Mol’s report examines maximizing the effective turnover number (TON) of three different olefin metathesis reactions: (1) the self-metathesis of an ?-olefin (1-octene), (2) the self-metathesis of internal olefins (trans-4-decene or methyl oleate), and (3) the ring-closing metathesis of diethyl diallylmalonate. This is a nice choice of reactions and substrates to study as it examines processes when ethylene will (1 & 3) and will not (2) be generated as a by-product, as ethylene is known to enhance catalyst decomposition.2
In order to push the limits of the various catalysts tested, they employed extremely low catalyst loadings. In some cases, loadings were < 1 part per million (ppm) or 0.0001 mol%. The overall conversions of the various reactions never reached 100%; however, that was not the goal of this study. Rather it showed that Ru-catalyzed olefin metathesis was operational at catalyst loadings that were orders of magnitude lower than generally reported and supplied effective TON in some cases over 600,000. It is also noteworthy that the reactions were run without the need of a solvent, highlighting the “green” capability of this technology.
The idea of examining low loading Ru-catalyzed olefin metathesis processes was also recently reported in a collaborative publication between the Grubbs group and Caltech’s Center for Catalysis and Chemical Synthesis.3 The main focus of this paper was to examine the effect of backbone substitution of the NHC ligand of various 2nd generation Grubbs-Hoveyda catalysts, and how this added steric bulk on the NHC backbone would affect catalyst efficiency.
The study made use of the Symyx™ robotic technology, and examined ring closing metathesis reactions of various substituted diethyl diallylmalonates (di-, tri-, tetra-substituted RCM reactions).
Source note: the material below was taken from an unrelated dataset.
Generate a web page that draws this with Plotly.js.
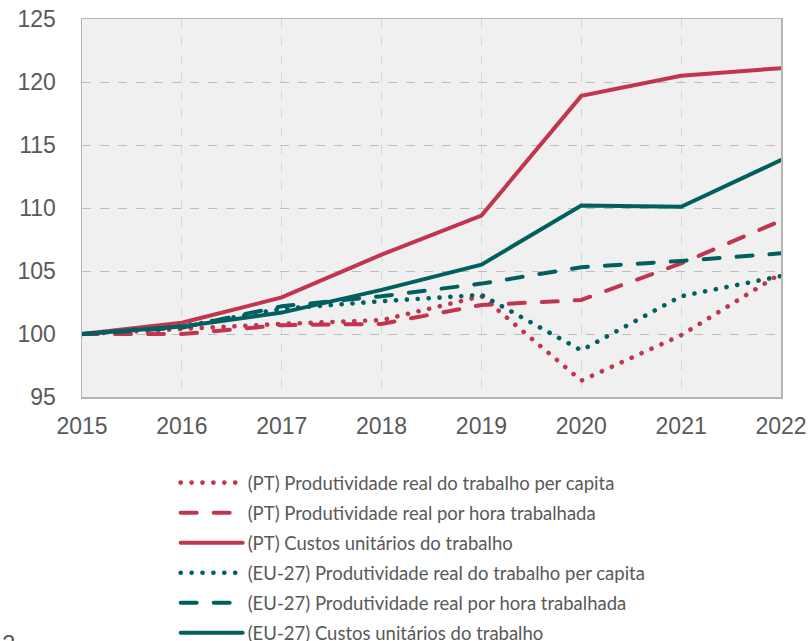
<!DOCTYPE html>
<html>
<head>
<meta charset="utf-8">
<script src="https://cdn.plot.ly/plotly-3.0.1.min.js"></script>
<style>
html,body{margin:0;padding:0;background:#fff;}
#chart{width:810px;height:641px;}
.scatterlayer .js-line, .legendlines path { stroke-linecap: round !important; }
</style>
</head>
<body>
<div id="chart"></div>
<script>
const years = [2015, 2016, 2017, 2018, 2019, 2020, 2021, 2022];
const ptPerCapita   = [100, 100.4, 100.8, 101.1, 103.0, 96.3, 99.9, 104.8];
const ptPorHora     = [100, 100.0, 100.7, 100.8, 102.3, 102.7, 105.6, 109.0];
const ptCustos      = [100, 100.9, 102.9, 106.3, 109.4, 118.9, 120.5, 121.1];
const euPerCapita   = [100, 100.6, 102.0, 102.6, 103.1, 98.7, 103.0, 104.6];
const euPorHora     = [100, 100.5, 102.2, 103.0, 104.0, 105.3, 105.8, 106.4];
const euCustos      = [100, 100.6, 101.7, 103.5, 105.5, 110.2, 110.1, 113.8];
const names = [
  "(PT) Produtividade real do trabalho per capita",
  "(PT) Produtividade real por hora trabalhada",
  "(PT) Custos unitários do trabalho",
  "(EU-27) Produtividade real do trabalho per capita",
  "(EU-27) Produtividade real por hora trabalhada",
  "(EU-27) Custos unitários do trabalho"
];
const RED = "#c1354f", TEAL = "#00605f";
const series = [ptPerCapita, ptPorHora, ptCustos, euPerCapita, euPorHora, euCustos];
const colors = [RED, RED, RED, TEAL, TEAL, TEAL];
const dashes = ["0.1px,10.8px", "16px,17px", "solid", "0.1px,10.8px", "16px,17px", "solid"];
const widths = [4.6, 4, 4, 4.6, 4, 4];

const traces = series.map((s, i) => ({
  x: years, y: s, name: names[i], type: "scatter", mode: "lines",
  line: {color: colors[i], width: widths[i], dash: dashes[i]},
  legendgroup: "g" + i, hoverinfo: "skip"
}));

const layout = {
  width: 810, height: 641,
  margin: {l: 82, r: 29, t: 19, b: 244, pad: 0, autoexpand: false},
  paper_bgcolor: "#ffffff",
  plot_bgcolor: "#f0f0f0",
  font: {family: "Liberation Sans, Arial, sans-serif", color: "#595959"},
  showlegend: true,
  legend: {
    x: 0.134, xanchor: "left", y: -0.1774, yanchor: "top",
    font: {family: "Lato, sans-serif", size: 18.5, color: "#595959"},
    itemwidth: 62, tracegroupgap: 3, bgcolor: "rgba(0,0,0,0)",
    traceorder: "grouped"
  },
  xaxis: {
    range: [2015, 2022], dtick: 1, tick0: 2015,
    showgrid: true, gridcolor: "#d6d6d6", griddash: "dash", gridwidth: 1,
    showline: true, mirror: true, linecolor: "#b5b5b5", linewidth: 1.5,
    ticks: "", zeroline: false,
    tickfont: {size: 23, color: "#595959"},
    ticklabelstandoff: 8
  },
  yaxis: {
    range: [95, 125], dtick: 5, tick0: 95,
    showgrid: true, gridcolor: "#bdbdbd", griddash: "dash", gridwidth: 1,
    showline: true, mirror: true, linecolor: "#b5b5b5", linewidth: 1.5,
    ticks: "", zeroline: false,
    tickfont: {size: 23, color: "#595959"},
    ticklabelstandoff: 20
  },
  annotations: [{
    text: "2", xref: "paper", yref: "paper", x: -0.117, y: -0.61,
    xanchor: "left", yanchor: "top", showarrow: false,
    font: {size: 24, color: "#595959"}
  }]
};

Plotly.newPlot("chart", traces, layout, {displayModeBar: false, staticPlot: true});
</script>
</body>
</html>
Employing the 2nd generation Grubbs-Hoveyda catalyst, the ring closing of diethyl diallylmalonate was quantitative using as little as 25 ppm (0.0025 mol%). In order to observe subtle differences between the parent catalyst and the various backbone substituted species, even lower catalyst loading experiments were performed (15 ppm). These results indicate that increasing the sterics of the NHC backbone provides some added stability to the catalyst, presumably by limiting catalyst decomposition via a C-H activation pathway of the N-aryl substituent.
So the next time you go and reach for some Grubbs catalyst, rethink that 5 mol% catalyst loading. You very well may be able to get away with significantly less, which will undoubtedly bring a smile to the face of your supervisor!
1 Dinger, M. B.; Mol, J. C. “High Turnover Numbers with Ruthenium-Based Metathesis Catalysts.” Adv. Synth. Catal. 2002, 344, 671-677.
2 Ulman, M.; Grubbs, R. H. “Ruthenium Carbene-Based Olefin Metathesis Initiators: Catalyst Decomposition and Longevity.” J. Org. Chem. 1999, 64, 7202-7207.
3 Kuhn, K. M.; Bourg, J. B.; Chung, C. K.; Virgil, S. C.; Grubbs, R. H. “Effects of NHC-Backbone Substitution on Efficiency in Ruthenium-Based Olefin Metathesis.” J. Am. Chem. Soc. 2009, 131, 5313-5320.